[Entries with chart source code]
──────────────────────────────

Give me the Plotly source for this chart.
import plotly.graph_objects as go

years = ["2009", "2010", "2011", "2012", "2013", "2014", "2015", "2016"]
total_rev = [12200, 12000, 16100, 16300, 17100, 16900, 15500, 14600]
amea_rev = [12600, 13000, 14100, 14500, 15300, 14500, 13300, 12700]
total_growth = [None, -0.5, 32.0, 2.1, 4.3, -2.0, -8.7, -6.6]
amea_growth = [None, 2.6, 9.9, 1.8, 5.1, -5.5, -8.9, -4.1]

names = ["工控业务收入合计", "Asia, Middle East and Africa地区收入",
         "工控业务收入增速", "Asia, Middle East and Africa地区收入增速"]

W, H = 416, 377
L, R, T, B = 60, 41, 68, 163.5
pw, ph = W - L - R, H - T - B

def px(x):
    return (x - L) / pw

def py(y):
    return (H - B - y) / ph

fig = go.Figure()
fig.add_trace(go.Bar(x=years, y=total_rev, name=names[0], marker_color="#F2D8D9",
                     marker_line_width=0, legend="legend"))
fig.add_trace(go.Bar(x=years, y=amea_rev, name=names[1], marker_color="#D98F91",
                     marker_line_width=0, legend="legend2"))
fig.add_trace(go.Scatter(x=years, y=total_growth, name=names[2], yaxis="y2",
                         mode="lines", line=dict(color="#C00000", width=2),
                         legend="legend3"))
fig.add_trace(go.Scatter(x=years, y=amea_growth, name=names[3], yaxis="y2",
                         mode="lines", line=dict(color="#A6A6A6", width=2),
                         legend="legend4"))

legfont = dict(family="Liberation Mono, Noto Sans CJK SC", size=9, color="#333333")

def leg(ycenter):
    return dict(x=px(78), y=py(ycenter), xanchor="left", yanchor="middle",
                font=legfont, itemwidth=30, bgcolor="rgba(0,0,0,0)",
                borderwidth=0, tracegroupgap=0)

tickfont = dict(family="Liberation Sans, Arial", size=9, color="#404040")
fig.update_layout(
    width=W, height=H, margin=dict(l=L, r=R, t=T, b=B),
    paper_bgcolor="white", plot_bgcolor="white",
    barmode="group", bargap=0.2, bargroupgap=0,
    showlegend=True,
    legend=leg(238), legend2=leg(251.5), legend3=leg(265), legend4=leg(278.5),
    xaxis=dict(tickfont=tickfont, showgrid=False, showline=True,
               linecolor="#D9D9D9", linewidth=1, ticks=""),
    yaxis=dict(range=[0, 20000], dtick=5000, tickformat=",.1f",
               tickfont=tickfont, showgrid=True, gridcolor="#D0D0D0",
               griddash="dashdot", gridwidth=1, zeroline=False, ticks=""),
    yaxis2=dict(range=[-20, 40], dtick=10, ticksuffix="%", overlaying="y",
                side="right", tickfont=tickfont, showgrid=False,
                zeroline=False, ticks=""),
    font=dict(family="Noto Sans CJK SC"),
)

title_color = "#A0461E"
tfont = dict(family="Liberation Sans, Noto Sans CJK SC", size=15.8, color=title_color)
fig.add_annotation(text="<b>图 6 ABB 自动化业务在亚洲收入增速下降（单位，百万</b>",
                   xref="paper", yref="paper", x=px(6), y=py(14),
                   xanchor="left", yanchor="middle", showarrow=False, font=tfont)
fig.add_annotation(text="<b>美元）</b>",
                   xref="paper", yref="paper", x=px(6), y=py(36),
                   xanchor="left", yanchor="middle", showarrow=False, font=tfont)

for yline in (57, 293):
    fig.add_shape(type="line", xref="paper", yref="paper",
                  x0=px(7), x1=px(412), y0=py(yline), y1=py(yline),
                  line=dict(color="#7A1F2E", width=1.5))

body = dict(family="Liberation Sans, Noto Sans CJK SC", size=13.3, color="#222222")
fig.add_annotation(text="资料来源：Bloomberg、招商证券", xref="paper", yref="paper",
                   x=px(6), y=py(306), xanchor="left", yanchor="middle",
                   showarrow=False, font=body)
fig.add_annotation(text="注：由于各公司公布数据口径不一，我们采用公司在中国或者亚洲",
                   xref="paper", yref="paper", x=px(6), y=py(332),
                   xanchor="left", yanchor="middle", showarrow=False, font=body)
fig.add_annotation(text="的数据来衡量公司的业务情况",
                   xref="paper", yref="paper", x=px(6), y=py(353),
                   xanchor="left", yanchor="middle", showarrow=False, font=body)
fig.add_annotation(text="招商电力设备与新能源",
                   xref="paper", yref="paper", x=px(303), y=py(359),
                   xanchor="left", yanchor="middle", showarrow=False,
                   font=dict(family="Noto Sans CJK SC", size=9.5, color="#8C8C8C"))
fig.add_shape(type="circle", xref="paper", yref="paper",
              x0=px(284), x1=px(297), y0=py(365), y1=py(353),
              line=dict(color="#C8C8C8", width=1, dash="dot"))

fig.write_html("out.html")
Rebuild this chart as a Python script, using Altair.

──────────────────────────────

What you need to do: Retype the material above, line by line, exactly.

Task solution:
Give me the Plotly source for this chart.
import plotly.graph_objects as go

years = ["2009", "2010", "2011", "2012", "2013", "2014", "2015", "2016"]
total_rev = [12200, 12000, 16100, 16300, 17100, 16900, 15500, 14600]
amea_rev = [12600, 13000, 14100, 14500, 15300, 14500, 13300, 12700]
total_growth = [None, -0.5, 32.0, 2.1, 4.3, -2.0, -8.7, -6.6]
amea_growth = [None, 2.6, 9.9, 1.8, 5.1, -5.5, -8.9, -4.1]

names = ["工控业务收入合计", "Asia, Middle East and Africa地区收入",
         "工控业务收入增速", "Asia, Middle East and Africa地区收入增速"]

W, H = 416, 377
L, R, T, B = 60, 41, 68, 163.5
pw, ph = W - L - R, H - T - B

def px(x):
    return (x - L) / pw

def py(y):
    return (H - B - y) / ph

fig = go.Figure()
fig.add_trace(go.Bar(x=years, y=total_rev, name=names[0], marker_color="#F2D8D9",
                     marker_line_width=0, legend="legend"))
fig.add_trace(go.Bar(x=years, y=amea_rev, name=names[1], marker_color="#D98F91",
                     marker_line_width=0, legend="legend2"))
fig.add_trace(go.Scatter(x=years, y=total_growth, name=names[2], yaxis="y2",
                         mode="lines", line=dict(color="#C00000", width=2),
                         legend="legend3"))
fig.add_trace(go.Scatter(x=years, y=amea_growth, name=names[3], yaxis="y2",
                         mode="lines", line=dict(color="#A6A6A6", width=2),
                         legend="legend4"))

legfont = dict(family="Liberation Mono, Noto Sans CJK SC", size=9, color="#333333")

def leg(ycenter):
    return dict(x=px(78), y=py(ycenter), xanchor="left", yanchor="middle",
                font=legfont, itemwidth=30, bgcolor="rgba(0,0,0,0)",
                borderwidth=0, tracegroupgap=0)

tickfont = dict(family="Liberation Sans, Arial", size=9, color="#404040")
fig.update_layout(
    width=W, height=H, margin=dict(l=L, r=R, t=T, b=B),
    paper_bgcolor="white", plot_bgcolor="white",
    barmode="group", bargap=0.2, bargroupgap=0,
    showlegend=True,
    legend=leg(238), legend2=leg(251.5), legend3=leg(265), legend4=leg(278.5),
    xaxis=dict(tickfont=tickfont, showgrid=False, showline=True,
               linecolor="#D9D9D9", linewidth=1, ticks=""),
    yaxis=dict(range=[0, 20000], dtick=5000, tickformat=",.1f",
               tickfont=tickfont, showgrid=True, gridcolor="#D0D0D0",
               griddash="dashdot", gridwidth=1, zeroline=False, ticks=""),
    yaxis2=dict(range=[-20, 40], dtick=10, ticksuffix="%", overlaying="y",
                side="right", tickfont=tickfont, showgrid=False,
                zeroline=False, ticks=""),
    font=dict(family="Noto Sans CJK SC"),
)

title_color = "#A0461E"
tfont = dict(family="Liberation Sans, Noto Sans CJK SC", size=15.8, color=title_color)
fig.add_annotation(text="<b>图 6 ABB 自动化业务在亚洲收入增速下降（单位，百万</b>",
                   xref="paper", yref="paper", x=px(6), y=py(14),
                   xanchor="left", yanchor="middle", showarrow=False, font=tfont)
fig.add_annotation(text="<b>美元）</b>",
                   xref="paper", yref="paper", x=px(6), y=py(36),
                   xanchor="left", yanchor="middle", showarrow=False, font=tfont)

for yline in (57, 293):
    fig.add_shape(type="line", xref="paper", yref="paper",
                  x0=px(7), x1=px(412), y0=py(yline), y1=py(yline),
                  line=dict(color="#7A1F2E", width=1.5))

body = dict(family="Liberation Sans, Noto Sans CJK SC", size=13.3, color="#222222")
fig.add_annotation(text="资料来源：Bloomberg、招商证券", xref="paper", yref="paper",
                   x=px(6), y=py(306), xanchor="left", yanchor="middle",
                   showarrow=False, font=body)
fig.add_annotation(text="注：由于各公司公布数据口径不一，我们采用公司在中国或者亚洲",
                   xref="paper", yref="paper", x=px(6), y=py(332),
                   xanchor="left", yanchor="middle", showarrow=False, font=body)
fig.add_annotation(text="的数据来衡量公司的业务情况",
                   xref="paper", yref="paper", x=px(6), y=py(353),
                   xanchor="left", yanchor="middle", showarrow=False, font=body)
fig.add_annotation(text="招商电力设备与新能源",
                   xref="paper", yref="paper", x=px(303), y=py(359),
                   xanchor="left", yanchor="middle", showarrow=False,
                   font=dict(family="Noto Sans CJK SC", size=9.5, color="#8C8C8C"))
fig.add_shape(type="circle", xref="paper", yref="paper",
              x0=px(284), x1=px(297), y0=py(365), y1=py(353),
              line=dict(color="#C8C8C8", width=1, dash="dot"))

fig.write_html("out.html")
Rebuild this chart as a Python script, using Altair.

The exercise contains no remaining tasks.